Ketua MUI Sumbar, Buya Gusrizal Gazahar mengatakan, kericuhan polemik ini seperti diframing. Dengan kata lain, di angkat seolah-olah pemaksaan itu benar-benar terjadi.
"Kasus ini diframing, diangkat seolah-olah itu pemaksaan dan saya mau bertanya yang mula membuat istilah pemaksaan. Kemudian saya konfirmasi ke pihak Kominfo apa duduk perkaranya," kata Gusrizal Gazahar kepada SuaraSumbar.id, Sabtu (23/1/2021) malam.
MUI Sumbar meyakini tidak ada pemaksaan nonmuslim memakai jilbab di SMKN 2 Padang. Menurut Gusrizal, duduk perkara tersebut harus berpijak dengan aturan yang dibuat pihak sekolah bahwa tidak ada pemaksaan bagi siswa-siswi untuk tidak berpakain muslim atau memakai jilbab.
"Kalau memang ada kekeliruan dari pihak kita ummat Islam, kita tidak akan melakukan pembelaan apa-apa, malah kita akan luruskan umat dan itu adalah tugas ulama. Tapi kalau faktanya tidak ada pemaksaan, saya ingatkan pihak yang memframing. MUI akan terus memantau perkembangannya," tegasnya.
Jangan sampai hal ini dijadiakan celah masuk untuk mendiskreditkan Sumbar. Diakui Gusrizal, Sumbar akan tetap tumbuh dengan nilai-nilai kearifan lokalnya.
"Ya kalau ada orang yang mau mendiskreditkan Sumbar, datang saja, saya akan layani," bebernya.

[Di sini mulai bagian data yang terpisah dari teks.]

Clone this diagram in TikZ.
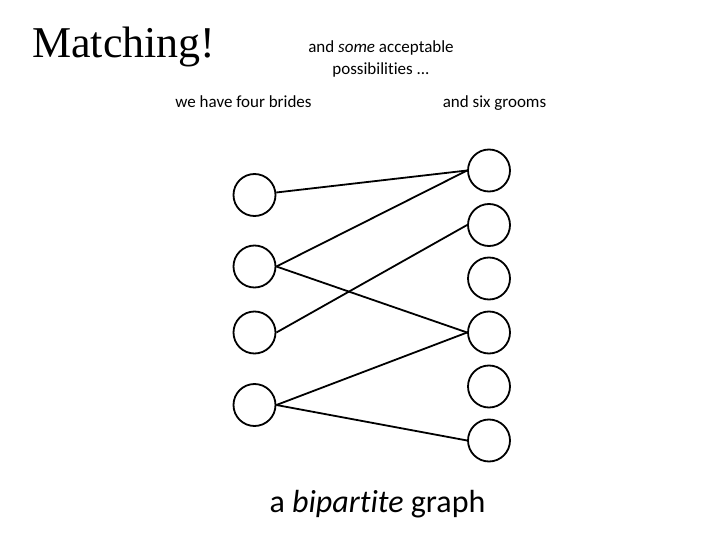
\documentclass[tikz,border=0pt]{standalone}
\usepackage{fontspec}
\setmainfont{Carlito}[Ligatures=NoCommon]
\newfontfamily\titlefont{Liberation Serif}
\begin{document}
\begin{tikzpicture}[x=1pt,y=-1pt,
  vert/.style={circle,draw,line width=1.8pt,minimum size=42pt,inner sep=0pt},
  edge/.style={line width=1.8pt},
  lbl/.style={font=\fontsize{17}{22}\selectfont,inner sep=0pt}]
\useasboundingbox (0,0) rectangle (720,540);
\node[anchor=base west,inner sep=0pt,font=\titlefont\fontsize{44}{50}\selectfont] (title) at (32,58) {Matching!};
\node[lbl,align=center,anchor=base] (some) at (381,75) {and \textit{some} acceptable\\possibilities ...};
\node[lbl,anchor=base] (brides) at (243.5,108) {we have four brides};
\node[lbl,anchor=base] (grooms) at (494.5,108) {and six grooms};
\node[anchor=base,inner sep=0pt,font=\fontsize{32}{36}\selectfont] (bip) at (377.5,512) {a \textit{bipartite} graph};
\node[vert] (L1) at (254.5,195) {};
\node[vert] (L2) at (254.5,266.5) {};
\node[vert] (L3) at (254.5,332.5) {};
\node[vert] (L4) at (254.5,405) {};
\node[vert] (R1) at (489,170.5) {};
\node[vert] (R2) at (489,225) {};
\node[vert] (R3) at (489,278.5) {};
\node[vert] (R4) at (489,332.5) {};
\node[vert] (R5) at (489,386.5) {};
\node[vert] (R6) at (489,440.5) {};
\draw[edge] (L1) -- (R1.west);
\draw[edge] (L2.east) -- (R1.west);
\draw[edge] (L2.east) -- (R4.west);
\draw[edge] (L3.east) -- (R2.west);
\draw[edge] (L4.east) -- (R4.west);
\draw[edge] (L4.east) -- (R6.west);
\end{tikzpicture}
\end{document}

Harusnya, kata Gusrizal, yang harus diberlakukan sesuai ketentuan adalah siswa muslim dan muslimah.
Jika dia nonmuslim, jangankan perda, syariat Islam saja tidak mewajibkannya. Sebab, tidak ada hukum yang menjangkau orang beragama lain selain Islam. Intinya, tidak ada lagi yang harus dipersoalkan dalam masalah tersebut.
Di sisi lain, orang tua siswi nonmuslim itu terus melanjutkan perkara tersebut hingga ke Presiden Joko Widodo (Jokowi). Hal ini dibeberkan penasehat hukumnya, Mendrofa.
Menurut Mendrofa, pihaknya telah melayangkan surat ke Jokowi terkait aturan mengenakan jilbab di sekolah.
Surat tersebut juga telah disampaikan kepada Menteri Pendidikan dan Kebudayaan Nadiem Makarim serta Komnas HAM.
"Surat kami kirim pada 21 Januari 2021 kemarin. Hingga kini belum ada balasan dari pihak terkait, kata Mendrofa kepada wartawan, Minggu (24/1/2021).
Mendrofa berharap agar pemerintah mengeluarkan peraturan, bagi institusi pendidikan di Indonesia tidak mewajibkan siswi nonmuslim memakai jilbab atau berseragam muslim.
"Sedangkan terkait dugaan pemaksaan, kami juga meminta Komnas Ham melakukan penyelidikan ke lapangan," katanya.